Second quarter 2010 customer highlights included the following:
- Digital video customers increased by approximately 25,500 and basic video customers decreased by approximately 76,600 during the second quarter. Year to date 2010 digital customer additions are six times greater than year ago net additions due to product and service enhancements. Video ARPU was $68.90 for the second quarter of 2010, up 4.8% year-over-year as we continue to increase digital, high definition and digital video recorder (DVR) penetration.
- Internet customers grew by approximately 21,900 during the second quarter of 2010, more than doubling net additions in the second quarter of 2009. Internet ARPU of $42.20 increased approximately 1.9% compared to the year-ago quarter, as consumer demand for higher Internet speeds and home networking continues.
- Second quarter 2010 net gains of phone customers were approximately 35,200. Phone penetration reached 15.9% as of June 30, 2010. Phone ARPU of $41.74 decreased approximately 4.2%.
As of June 30, 2010, Charter served approximately 5.3 million customers, and the Company's 12.9 million RGUs were comprised of 4.7 million basic video, 3.3 million digital video, 3.2 million Internet and 1.7 million phone customers.
Second Quarter Results - Actual and Pro Forma
Second quarter revenues were $1.770 billion, up 4.9%, on a pro forma basis and $1.771 billion, up 4.8%, on an actual basis, compared to the year-ago quarter, as the Company continued to grow its Internet, phone, commercial and ad sales businesses.
Second quarter 2010 video revenues were $932 million, essentially flat with the year-ago quarter, as digital and advanced services revenue growth was offset by a decline in basic video customers. Internet revenues were $402 million, up 9.5% year-over-year due to an increased number of customers and ARPU growth. Telephone revenues for the 2010 second quarter were $206 million, a 10.8% increase over second quarter 2009, as growth in the triple play bundle continues. Commercial revenues rose to $121 million, a 10.0% increase year-over-year, reflecting increased sales of the Charter Business Bundle and customer growth. Advertising sales revenues were $72 million for the second quarter of 2010, a 16.1% increase compared to the second quarter of 2009, as a result of improvements across all sectors, primarily the political, automotive and furniture sectors.

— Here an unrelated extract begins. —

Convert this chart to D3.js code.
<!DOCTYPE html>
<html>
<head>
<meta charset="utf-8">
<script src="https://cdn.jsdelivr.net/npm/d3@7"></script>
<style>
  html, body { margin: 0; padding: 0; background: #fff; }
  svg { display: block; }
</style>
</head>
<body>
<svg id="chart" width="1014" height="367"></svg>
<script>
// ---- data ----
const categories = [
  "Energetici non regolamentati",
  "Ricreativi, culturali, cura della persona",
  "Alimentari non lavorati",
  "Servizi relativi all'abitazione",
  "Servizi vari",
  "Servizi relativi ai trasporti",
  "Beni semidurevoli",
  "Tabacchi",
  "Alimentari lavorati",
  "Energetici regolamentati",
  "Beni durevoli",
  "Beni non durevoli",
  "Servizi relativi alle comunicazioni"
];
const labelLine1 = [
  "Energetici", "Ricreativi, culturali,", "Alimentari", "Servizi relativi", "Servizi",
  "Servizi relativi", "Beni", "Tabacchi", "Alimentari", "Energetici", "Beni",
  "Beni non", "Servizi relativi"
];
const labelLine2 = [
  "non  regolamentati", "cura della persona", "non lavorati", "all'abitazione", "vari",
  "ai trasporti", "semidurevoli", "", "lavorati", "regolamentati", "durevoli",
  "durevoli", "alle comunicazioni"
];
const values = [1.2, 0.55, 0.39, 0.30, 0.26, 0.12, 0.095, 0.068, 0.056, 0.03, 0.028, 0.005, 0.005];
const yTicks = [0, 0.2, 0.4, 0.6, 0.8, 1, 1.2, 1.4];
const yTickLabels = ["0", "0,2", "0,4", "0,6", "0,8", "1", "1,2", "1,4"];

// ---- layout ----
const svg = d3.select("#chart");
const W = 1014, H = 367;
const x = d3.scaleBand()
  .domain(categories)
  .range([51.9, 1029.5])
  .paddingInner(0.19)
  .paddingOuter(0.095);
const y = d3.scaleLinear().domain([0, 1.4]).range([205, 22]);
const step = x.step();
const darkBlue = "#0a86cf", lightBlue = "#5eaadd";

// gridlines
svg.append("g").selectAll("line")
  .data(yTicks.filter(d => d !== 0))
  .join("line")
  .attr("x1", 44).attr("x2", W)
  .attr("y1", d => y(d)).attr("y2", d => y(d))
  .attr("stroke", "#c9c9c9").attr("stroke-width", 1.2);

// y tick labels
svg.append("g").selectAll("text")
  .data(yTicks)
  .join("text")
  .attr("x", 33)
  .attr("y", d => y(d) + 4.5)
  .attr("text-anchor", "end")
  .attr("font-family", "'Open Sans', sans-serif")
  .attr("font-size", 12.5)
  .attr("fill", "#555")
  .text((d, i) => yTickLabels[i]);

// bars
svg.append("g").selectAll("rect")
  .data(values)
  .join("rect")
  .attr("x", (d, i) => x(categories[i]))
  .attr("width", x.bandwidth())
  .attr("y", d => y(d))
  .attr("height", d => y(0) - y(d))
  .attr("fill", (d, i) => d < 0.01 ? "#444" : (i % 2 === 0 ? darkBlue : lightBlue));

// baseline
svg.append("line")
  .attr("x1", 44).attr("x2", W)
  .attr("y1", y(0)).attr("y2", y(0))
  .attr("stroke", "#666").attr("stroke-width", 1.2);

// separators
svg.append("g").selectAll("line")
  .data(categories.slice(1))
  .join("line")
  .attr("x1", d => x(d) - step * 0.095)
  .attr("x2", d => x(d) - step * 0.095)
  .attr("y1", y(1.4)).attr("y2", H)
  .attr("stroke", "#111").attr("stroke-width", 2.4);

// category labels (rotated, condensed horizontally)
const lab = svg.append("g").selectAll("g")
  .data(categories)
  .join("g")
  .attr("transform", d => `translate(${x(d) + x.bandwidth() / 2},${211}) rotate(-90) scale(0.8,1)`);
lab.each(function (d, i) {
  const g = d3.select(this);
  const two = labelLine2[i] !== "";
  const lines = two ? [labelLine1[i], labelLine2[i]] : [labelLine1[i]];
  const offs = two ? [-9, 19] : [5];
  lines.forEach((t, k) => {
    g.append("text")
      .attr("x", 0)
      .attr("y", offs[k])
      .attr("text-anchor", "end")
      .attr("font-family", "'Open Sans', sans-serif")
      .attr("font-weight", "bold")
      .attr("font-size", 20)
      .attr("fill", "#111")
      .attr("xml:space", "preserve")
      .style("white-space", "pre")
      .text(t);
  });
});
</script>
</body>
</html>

Operating costs and expenses totaled $1.124 billion, an increase of 7.0% for the second quarter of 2010, on a pro forma basis and $1.125 billion, an increase of 6.9% on an actual basis, compared to the year-ago period, primarily due to increases in programming expenses, labor costs and expenses related to investments in our commercial business and strategic bandwidth initiatives. Programming expenses increased as a result of annual rate increases while labor costs increased as a result of increases in activity related to our strategic investments and RGU growth.
Adjusted EBITDA for the second quarter of 2010 totaled $646 million, an increase of 1.3% compared to the pro forma and actual results for the year-ago period.
Charter reported $254 million of income from operations in the second quarter of 2010, compared to $301 million in the second quarter of 2009. Income from operations declined as a result of increased amortization related to customer relationships resulting from fresh start accounting.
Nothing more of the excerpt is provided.